As US influence wanes and Donald Trump demonstrates reluctance to unconditionally shield Taiwan, a faction of the Japanese ruling class envisions replacing the US as the dominant regional enforcer in the Pacific. While anti-militarism defined postwar Japanese society, these sentiments are fracturing amidst global instability. A Kyodo News poll recently showed that 48.8 percent of citizens support exercising collective self-defense for Taiwan, versus 44.2 percent opposed. Simultaneously, the youth have largely rejected the impotent moral pacifism of the left, leading to the collapse of the Communist Party and Reiwa Shinsengumi, who saw their combined seats drop from 17 to just 5. Because amending the constitution requires a two-thirds majority in both chambers and a national referendum, Takaichi’s current lower house supermajority brings this historic, reactionary shift dangerously close to reality.
The Task Ahead
Historically, the LDP has maintained power by adopting watered-down versions of opposition policies, a strategy executed successfully during the economic upswings of the 1960s.
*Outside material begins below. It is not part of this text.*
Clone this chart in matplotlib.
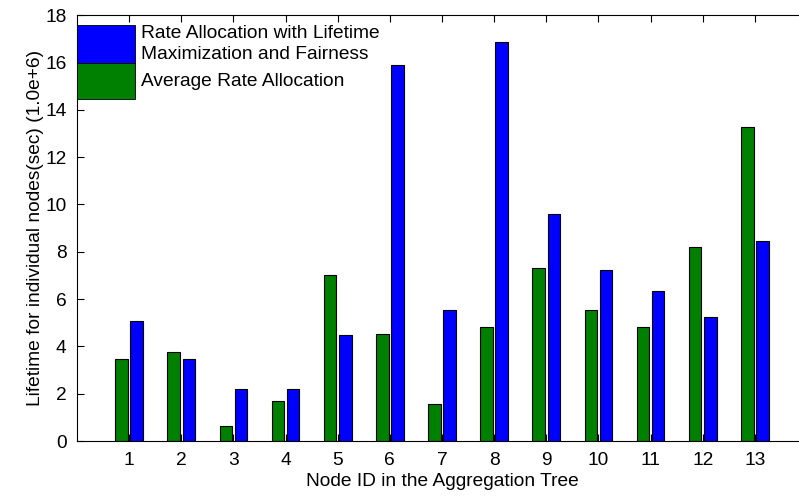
import numpy as np
import matplotlib.pyplot as plt
from matplotlib.patches import Rectangle

plt.rcParams['font.family'] = ['Liberation Sans', 'DejaVu Sans']

nodes = list(range(1, 14))
avg_rate = [3.46, 3.77, 0.62, 1.68, 7.03, 4.53, 1.58, 4.83, 7.31, 5.52, 4.82, 8.21, 13.28]
lifetime_max = [5.06, 3.48, 2.20, 2.20, 4.46, 15.88, 5.53, 16.86, 9.58, 7.24, 6.32, 5.22, 8.44]
labels = ['Rate Allocation with Lifetime\nMaximization and Fairness', 'Average Rate Allocation']
colors = ['#0000ff', '#008000']

W, H = 799, 498
fs = 13.8
fig = plt.figure(figsize=(W / 100, H / 100), dpi=100)
ax = fig.add_axes([77 / W, 57 / H, 730 / W, 426 / H])

x = np.array(nodes)
bw = 0.24
ax.bar(x - 0.145, avg_rate, bw, color=colors[1], edgecolor='black', linewidth=0.8)
ax.bar(x + 0.145, lifetime_max, bw, color=colors[0], edgecolor='black', linewidth=0.8)

ax.set_xlim(0, 14)
ax.set_ylim(0, 18)
ax.set_xticks(nodes)
ax.set_yticks(range(0, 19, 2))
ax.tick_params(direction='in', length=5, width=0.8, labelsize=fs,
               top=True, right=False, colors='black')
ax.tick_params(axis='x', pad=8)
ax.tick_params(axis='y', pad=7.5)
for s in ax.spines.values():
    s.set_linewidth(0.8)

ax.set_xlabel('Node ID in the Aggregation Tree', fontsize=fs, labelpad=3)
ax.set_ylabel('Lifetime for individual nodes(sec) (1.0e+6)', fontsize=fs, labelpad=1)

# legend drawn MATLAB-style: big patches touching each other, no frame
pw = 58 / 730
tops = [0.977, 0.887, 0.803]
for i in range(2):
    ax.add_patch(Rectangle((0, tops[i + 1]), pw, tops[i] - tops[i + 1], transform=ax.transAxes,
                           facecolor=colors[i], edgecolor='black', linewidth=0.6,
                           clip_on=False, zorder=5))
    ax.text(0.088, (tops[i] + tops[i + 1]) / 2, labels[i], transform=ax.transAxes,
            fontsize=fs, va='center', ha='left', linespacing=1.25, zorder=5)

fig.savefig('out.png', dpi=100)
Today, amid profound global capitalist decay and thirty years of domestic stagnation, this maneuver is fundamentally unviable. Although the Japanese state may temporarily leverage its vast foreign debt holdings—including US Treasuries—to satisfy creditors, this merely delays an inevitable reckoning.
Even if the LDP manages short-term concessions, the structural crisis persists. Drastic austerity measures will eventually be required to service the ballooning debt and military budgets, inevitably fracturing the ruling class and provoking a fierce backlash from the working masses, especially with a global recession looming. While the right wing currently celebrates, Takaichi’s administration is a colossus with feet of clay. Devoid of genuine solutions, it will inevitably collapse, paving the way for a dramatic shift to the opposite end of the political spectrum. The imperative for class fighters in Japan is clear: to counter Takaichi’s nationalism with working-class internationalism, reject the dead-end of reformism, and forge a revolutionary communist leadership capable of dismantling the capitalist system entirely.